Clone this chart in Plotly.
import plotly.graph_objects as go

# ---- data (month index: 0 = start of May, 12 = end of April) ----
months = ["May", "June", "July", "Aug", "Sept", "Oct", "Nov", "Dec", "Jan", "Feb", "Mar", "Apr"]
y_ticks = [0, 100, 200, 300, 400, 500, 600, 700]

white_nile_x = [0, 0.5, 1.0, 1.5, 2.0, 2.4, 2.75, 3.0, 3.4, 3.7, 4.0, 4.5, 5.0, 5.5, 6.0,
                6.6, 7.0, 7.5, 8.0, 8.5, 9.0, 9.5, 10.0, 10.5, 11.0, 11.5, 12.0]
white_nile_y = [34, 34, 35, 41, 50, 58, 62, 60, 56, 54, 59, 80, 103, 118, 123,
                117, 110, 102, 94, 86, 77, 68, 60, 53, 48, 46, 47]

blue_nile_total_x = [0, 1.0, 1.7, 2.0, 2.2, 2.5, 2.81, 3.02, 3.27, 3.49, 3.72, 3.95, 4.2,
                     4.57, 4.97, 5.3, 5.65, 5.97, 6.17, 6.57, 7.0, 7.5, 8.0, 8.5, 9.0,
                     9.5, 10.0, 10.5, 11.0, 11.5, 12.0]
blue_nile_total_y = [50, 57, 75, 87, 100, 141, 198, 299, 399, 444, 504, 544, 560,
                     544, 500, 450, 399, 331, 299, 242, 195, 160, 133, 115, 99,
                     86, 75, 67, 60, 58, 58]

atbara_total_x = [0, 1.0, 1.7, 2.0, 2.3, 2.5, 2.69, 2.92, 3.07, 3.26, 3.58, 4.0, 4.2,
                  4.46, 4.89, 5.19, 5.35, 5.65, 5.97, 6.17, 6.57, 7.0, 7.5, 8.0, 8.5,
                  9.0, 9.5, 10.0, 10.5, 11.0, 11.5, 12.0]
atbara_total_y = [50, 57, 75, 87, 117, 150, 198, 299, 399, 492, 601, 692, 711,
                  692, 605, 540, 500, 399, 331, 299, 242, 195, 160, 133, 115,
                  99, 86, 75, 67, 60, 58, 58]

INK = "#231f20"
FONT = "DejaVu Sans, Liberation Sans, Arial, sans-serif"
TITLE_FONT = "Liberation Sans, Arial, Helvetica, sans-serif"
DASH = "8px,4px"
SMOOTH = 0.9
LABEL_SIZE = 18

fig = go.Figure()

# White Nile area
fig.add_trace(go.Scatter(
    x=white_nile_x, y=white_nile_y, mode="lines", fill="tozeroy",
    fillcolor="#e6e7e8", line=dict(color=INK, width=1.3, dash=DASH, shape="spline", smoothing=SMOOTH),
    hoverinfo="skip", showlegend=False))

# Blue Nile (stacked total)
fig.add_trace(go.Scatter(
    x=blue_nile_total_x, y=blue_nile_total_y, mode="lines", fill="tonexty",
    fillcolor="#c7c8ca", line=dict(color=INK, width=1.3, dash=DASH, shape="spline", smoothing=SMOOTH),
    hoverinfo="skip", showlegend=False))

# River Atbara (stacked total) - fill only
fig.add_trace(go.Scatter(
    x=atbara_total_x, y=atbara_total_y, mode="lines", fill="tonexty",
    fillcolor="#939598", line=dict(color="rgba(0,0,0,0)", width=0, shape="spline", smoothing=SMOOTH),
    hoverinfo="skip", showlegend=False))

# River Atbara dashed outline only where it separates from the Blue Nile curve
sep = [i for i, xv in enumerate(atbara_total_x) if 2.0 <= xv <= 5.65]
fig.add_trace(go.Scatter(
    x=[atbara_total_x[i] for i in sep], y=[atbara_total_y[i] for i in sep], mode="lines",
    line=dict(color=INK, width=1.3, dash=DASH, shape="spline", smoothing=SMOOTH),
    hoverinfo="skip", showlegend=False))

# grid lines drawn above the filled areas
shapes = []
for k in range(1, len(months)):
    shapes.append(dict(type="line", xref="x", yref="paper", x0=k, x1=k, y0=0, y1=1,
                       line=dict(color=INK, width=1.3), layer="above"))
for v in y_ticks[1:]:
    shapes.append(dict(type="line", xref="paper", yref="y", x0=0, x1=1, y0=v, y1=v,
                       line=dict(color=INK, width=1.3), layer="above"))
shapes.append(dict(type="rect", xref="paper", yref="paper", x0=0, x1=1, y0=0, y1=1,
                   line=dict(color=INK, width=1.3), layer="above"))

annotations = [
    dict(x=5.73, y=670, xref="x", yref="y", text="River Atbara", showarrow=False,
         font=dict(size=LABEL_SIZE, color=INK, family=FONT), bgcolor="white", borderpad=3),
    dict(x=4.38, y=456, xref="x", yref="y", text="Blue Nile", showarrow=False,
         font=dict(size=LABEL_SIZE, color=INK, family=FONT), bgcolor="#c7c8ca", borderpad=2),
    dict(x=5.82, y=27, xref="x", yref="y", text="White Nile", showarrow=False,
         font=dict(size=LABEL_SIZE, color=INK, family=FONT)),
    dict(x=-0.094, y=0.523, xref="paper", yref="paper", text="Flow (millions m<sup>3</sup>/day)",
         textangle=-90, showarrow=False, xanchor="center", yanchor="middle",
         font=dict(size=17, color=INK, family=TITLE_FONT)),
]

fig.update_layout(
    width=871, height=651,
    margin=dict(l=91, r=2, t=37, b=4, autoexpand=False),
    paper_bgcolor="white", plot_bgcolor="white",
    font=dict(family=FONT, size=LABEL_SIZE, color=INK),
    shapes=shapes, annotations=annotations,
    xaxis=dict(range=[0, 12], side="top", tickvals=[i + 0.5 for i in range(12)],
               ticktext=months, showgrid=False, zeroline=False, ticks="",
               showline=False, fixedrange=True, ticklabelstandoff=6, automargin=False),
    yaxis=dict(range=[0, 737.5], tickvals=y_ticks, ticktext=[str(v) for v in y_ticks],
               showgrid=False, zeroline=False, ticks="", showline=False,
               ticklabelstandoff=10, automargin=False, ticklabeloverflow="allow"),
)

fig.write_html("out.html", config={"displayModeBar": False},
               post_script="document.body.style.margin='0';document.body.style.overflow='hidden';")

Exercise
Everything from the first line through the line containing "y_ticks = [0, 100, 200, 300, 400, 500, 600, 700]" should be quoted exactly, and nothing beyond it.

Output of the exercise
Clone this chart in Plotly.
import plotly.graph_objects as go

# ---- data (month index: 0 = start of May, 12 = end of April) ----
months = ["May", "June", "July", "Aug", "Sept", "Oct", "Nov", "Dec", "Jan", "Feb", "Mar", "Apr"]
y_ticks = [0, 100, 200, 300, 400, 500, 600, 700]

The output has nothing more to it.